=== Challenge ===
Repeat each record below exactly, dropping the pictures.

=== Raw records ===

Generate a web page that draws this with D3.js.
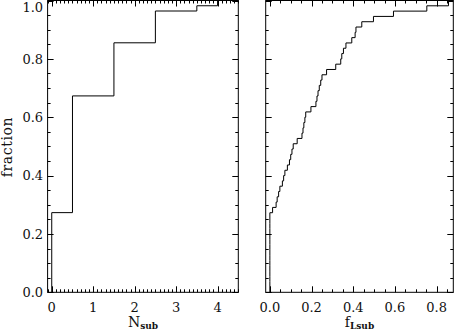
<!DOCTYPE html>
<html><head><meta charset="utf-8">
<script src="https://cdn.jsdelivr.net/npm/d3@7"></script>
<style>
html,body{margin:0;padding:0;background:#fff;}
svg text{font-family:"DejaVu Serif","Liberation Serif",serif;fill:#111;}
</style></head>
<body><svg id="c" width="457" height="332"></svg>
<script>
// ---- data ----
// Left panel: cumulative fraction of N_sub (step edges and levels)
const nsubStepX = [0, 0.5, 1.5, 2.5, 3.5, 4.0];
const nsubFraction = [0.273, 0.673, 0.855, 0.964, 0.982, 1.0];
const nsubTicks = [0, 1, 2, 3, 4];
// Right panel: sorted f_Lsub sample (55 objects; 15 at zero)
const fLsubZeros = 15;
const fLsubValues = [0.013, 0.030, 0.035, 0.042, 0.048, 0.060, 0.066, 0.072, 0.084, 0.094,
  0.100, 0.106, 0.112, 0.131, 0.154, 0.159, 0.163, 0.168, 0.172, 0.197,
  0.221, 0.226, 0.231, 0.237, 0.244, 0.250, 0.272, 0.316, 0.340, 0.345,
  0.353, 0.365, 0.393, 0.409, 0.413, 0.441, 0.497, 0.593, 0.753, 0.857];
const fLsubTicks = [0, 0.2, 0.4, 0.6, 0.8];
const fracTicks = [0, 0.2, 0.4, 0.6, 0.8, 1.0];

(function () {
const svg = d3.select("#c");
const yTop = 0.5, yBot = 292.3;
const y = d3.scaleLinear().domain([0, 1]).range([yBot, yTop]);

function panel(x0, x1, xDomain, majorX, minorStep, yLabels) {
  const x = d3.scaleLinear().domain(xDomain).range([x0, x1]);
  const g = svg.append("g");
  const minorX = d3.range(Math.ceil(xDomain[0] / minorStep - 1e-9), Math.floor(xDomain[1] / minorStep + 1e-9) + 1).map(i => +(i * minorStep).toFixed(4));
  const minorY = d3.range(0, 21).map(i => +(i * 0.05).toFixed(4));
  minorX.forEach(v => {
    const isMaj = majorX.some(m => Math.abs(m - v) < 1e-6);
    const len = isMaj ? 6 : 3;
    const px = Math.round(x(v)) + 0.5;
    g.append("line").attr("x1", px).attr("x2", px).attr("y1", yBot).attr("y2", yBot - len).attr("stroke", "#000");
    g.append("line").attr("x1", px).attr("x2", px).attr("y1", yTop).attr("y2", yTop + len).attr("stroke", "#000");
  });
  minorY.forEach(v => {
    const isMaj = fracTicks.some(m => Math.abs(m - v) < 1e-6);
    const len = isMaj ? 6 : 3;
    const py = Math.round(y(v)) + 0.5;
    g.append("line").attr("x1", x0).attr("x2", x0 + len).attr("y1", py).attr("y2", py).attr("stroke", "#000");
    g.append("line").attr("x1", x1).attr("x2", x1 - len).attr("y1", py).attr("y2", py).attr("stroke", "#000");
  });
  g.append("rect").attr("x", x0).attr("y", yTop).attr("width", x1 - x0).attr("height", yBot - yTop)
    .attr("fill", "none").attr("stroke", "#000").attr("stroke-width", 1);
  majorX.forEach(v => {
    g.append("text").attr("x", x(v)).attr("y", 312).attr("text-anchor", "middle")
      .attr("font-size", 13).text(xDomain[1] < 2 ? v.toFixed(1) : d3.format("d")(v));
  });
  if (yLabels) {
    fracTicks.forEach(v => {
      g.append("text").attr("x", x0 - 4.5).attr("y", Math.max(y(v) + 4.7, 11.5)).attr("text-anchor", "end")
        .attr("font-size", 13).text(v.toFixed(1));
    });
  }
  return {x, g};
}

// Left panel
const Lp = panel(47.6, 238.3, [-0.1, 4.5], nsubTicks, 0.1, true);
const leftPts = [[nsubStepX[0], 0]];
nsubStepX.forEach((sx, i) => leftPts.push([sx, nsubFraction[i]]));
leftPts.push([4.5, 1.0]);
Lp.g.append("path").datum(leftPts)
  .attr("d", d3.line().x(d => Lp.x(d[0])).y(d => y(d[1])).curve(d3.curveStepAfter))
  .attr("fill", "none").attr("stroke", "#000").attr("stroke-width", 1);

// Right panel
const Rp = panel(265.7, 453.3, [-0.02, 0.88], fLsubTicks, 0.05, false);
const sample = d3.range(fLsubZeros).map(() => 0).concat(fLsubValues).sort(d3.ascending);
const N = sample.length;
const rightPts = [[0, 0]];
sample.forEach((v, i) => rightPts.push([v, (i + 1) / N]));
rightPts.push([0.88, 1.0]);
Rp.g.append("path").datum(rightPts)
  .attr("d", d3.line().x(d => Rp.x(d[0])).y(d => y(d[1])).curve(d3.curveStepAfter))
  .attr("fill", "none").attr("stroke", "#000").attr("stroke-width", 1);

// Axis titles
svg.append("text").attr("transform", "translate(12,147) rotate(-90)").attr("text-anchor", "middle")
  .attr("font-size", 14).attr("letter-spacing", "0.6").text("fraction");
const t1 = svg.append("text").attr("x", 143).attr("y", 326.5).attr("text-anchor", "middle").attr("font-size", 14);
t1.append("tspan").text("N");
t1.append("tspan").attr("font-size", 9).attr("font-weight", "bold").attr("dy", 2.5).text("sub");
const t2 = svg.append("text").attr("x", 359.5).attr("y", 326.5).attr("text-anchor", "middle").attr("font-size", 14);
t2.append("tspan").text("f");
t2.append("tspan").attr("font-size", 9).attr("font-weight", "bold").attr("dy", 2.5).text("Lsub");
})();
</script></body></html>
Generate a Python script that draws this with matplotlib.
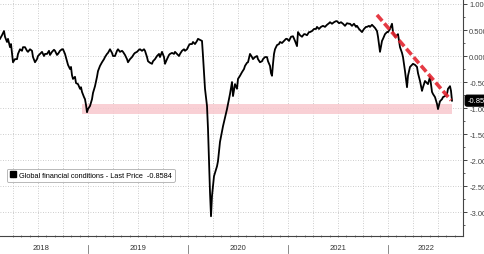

=== Written response ===
Generate a web page that draws this with D3.js.
<!DOCTYPE html>
<html><head><meta charset="utf-8">
<script src="https://cdn.jsdelivr.net/npm/d3@7"></script>
<style>
html,body{margin:0;padding:0;background:#fff;}
svg text{font-family:"DejaVu Serif","Liberation Serif",serif;fill:#111;}
</style></head>
<body><svg id="c" width="457" height="332"></svg>
<script>
// ---- data ----
// Left panel: cumulative fraction of N_sub (step edges and levels)
const nsubStepX = [0, 0.5, 1.5, 2.5, 3.5, 4.0];
const nsubFraction = [0.273, 0.673, 0.855, 0.964, 0.982, 1.0];
const nsubTicks = [0, 1, 2, 3, 4];
// Right panel: sorted f_Lsub sample (55 objects; 15 at zero)
const fLsubZeros = 15;
const fLsubValues = [0.013, 0.030, 0.035, 0.042, 0.048, 0.060, 0.066, 0.072, 0.084, 0.094,
  0.100, 0.106, 0.112, 0.131, 0.154, 0.159, 0.163, 0.168, 0.172, 0.197,
  0.221, 0.226, 0.231, 0.237, 0.244, 0.250, 0.272, 0.316, 0.340, 0.345,
  0.353, 0.365, 0.393, 0.409, 0.413, 0.441, 0.497, 0.593, 0.753, 0.857];
const fLsubTicks = [0, 0.2, 0.4, 0.6, 0.8];
const fracTicks = [0, 0.2, 0.4, 0.6, 0.8, 1.0];

(function () {
const svg = d3.select("#c");
const yTop = 0.5, yBot = 292.3;
const y = d3.scaleLinear().domain([0, 1]).range([yBot, yTop]);

function panel(x0, x1, xDomain, majorX, minorStep, yLabels) {
  const x = d3.scaleLinear().domain(xDomain).range([x0, x1]);
  const g = svg.append("g");
  const minorX = d3.range(Math.ceil(xDomain[0] / minorStep - 1e-9), Math.floor(xDomain[1] / minorStep + 1e-9) + 1).map(i => +(i * minorStep).toFixed(4));
  const minorY = d3.range(0, 21).map(i => +(i * 0.05).toFixed(4));
  minorX.forEach(v => {
    const isMaj = majorX.some(m => Math.abs(m - v) < 1e-6);
    const len = isMaj ? 6 : 3;
    const px = Math.round(x(v)) + 0.5;
    g.append("line").attr("x1", px).attr("x2", px).attr("y1", yBot).attr("y2", yBot - len).attr("stroke", "#000");
    g.append("line").attr("x1", px).attr("x2", px).attr("y1", yTop).attr("y2", yTop + len).attr("stroke", "#000");
  });
  minorY.forEach(v => {
    const isMaj = fracTicks.some(m => Math.abs(m - v) < 1e-6);
    const len = isMaj ? 6 : 3;
    const py = Math.round(y(v)) + 0.5;
    g.append("line").attr("x1", x0).attr("x2", x0 + len).attr("y1", py).attr("y2", py).attr("stroke", "#000");
    g.append("line").attr("x1", x1).attr("x2", x1 - len).attr("y1", py).attr("y2", py).attr("stroke", "#000");
  });
  g.append("rect").attr("x", x0).attr("y", yTop).attr("width", x1 - x0).attr("height", yBot - yTop)
    .attr("fill", "none").attr("stroke", "#000").attr("stroke-width", 1);
  majorX.forEach(v => {
    g.append("text").attr("x", x(v)).attr("y", 312).attr("text-anchor", "middle")
      .attr("font-size", 13).text(xDomain[1] < 2 ? v.toFixed(1) : d3.format("d")(v));
  });
  if (yLabels) {
    fracTicks.forEach(v => {
      g.append("text").attr("x", x0 - 4.5).attr("y", Math.max(y(v) + 4.7, 11.5)).attr("text-anchor", "end")
        .attr("font-size", 13).text(v.toFixed(1));
    });
  }
  return {x, g};
}

// Left panel
const Lp = panel(47.6, 238.3, [-0.1, 4.5], nsubTicks, 0.1, true);
const leftPts = [[nsubStepX[0], 0]];
nsubStepX.forEach((sx, i) => leftPts.push([sx, nsubFraction[i]]));
leftPts.push([4.5, 1.0]);
Lp.g.append("path").datum(leftPts)
  .attr("d", d3.line().x(d => Lp.x(d[0])).y(d => y(d[1])).curve(d3.curveStepAfter))
  .attr("fill", "none").attr("stroke", "#000").attr("stroke-width", 1);

// Right panel
const Rp = panel(265.7, 453.3, [-0.02, 0.88], fLsubTicks, 0.05, false);
const sample = d3.range(fLsubZeros).map(() => 0).concat(fLsubValues).sort(d3.ascending);
const N = sample.length;
const rightPts = [[0, 0]];
sample.forEach((v, i) => rightPts.push([v, (i + 1) / N]));
rightPts.push([0.88, 1.0]);
Rp.g.append("path").datum(rightPts)
  .attr("d", d3.line().x(d => Rp.x(d[0])).y(d => y(d[1])).curve(d3.curveStepAfter))
  .attr("fill", "none").attr("stroke", "#000").attr("stroke-width", 1);

// Axis titles
svg.append("text").attr("transform", "translate(12,147) rotate(-90)").attr("text-anchor", "middle")
  .attr("font-size", 14).attr("letter-spacing", "0.6").text("fraction");
const t1 = svg.append("text").attr("x", 143).attr("y", 326.5).attr("text-anchor", "middle").attr("font-size", 14);
t1.append("tspan").text("N");
t1.append("tspan").attr("font-size", 9).attr("font-weight", "bold").attr("dy", 2.5).text("sub");
const t2 = svg.append("text").attr("x", 359.5).attr("y", 326.5).attr("text-anchor", "middle").attr("font-size", 14);
t2.append("tspan").text("f");
t2.append("tspan").attr("font-size", 9).attr("font-weight", "bold").attr("dy", 2.5).text("Lsub");
})();
</script></body></html>
Generate a Python script that draws this with matplotlib.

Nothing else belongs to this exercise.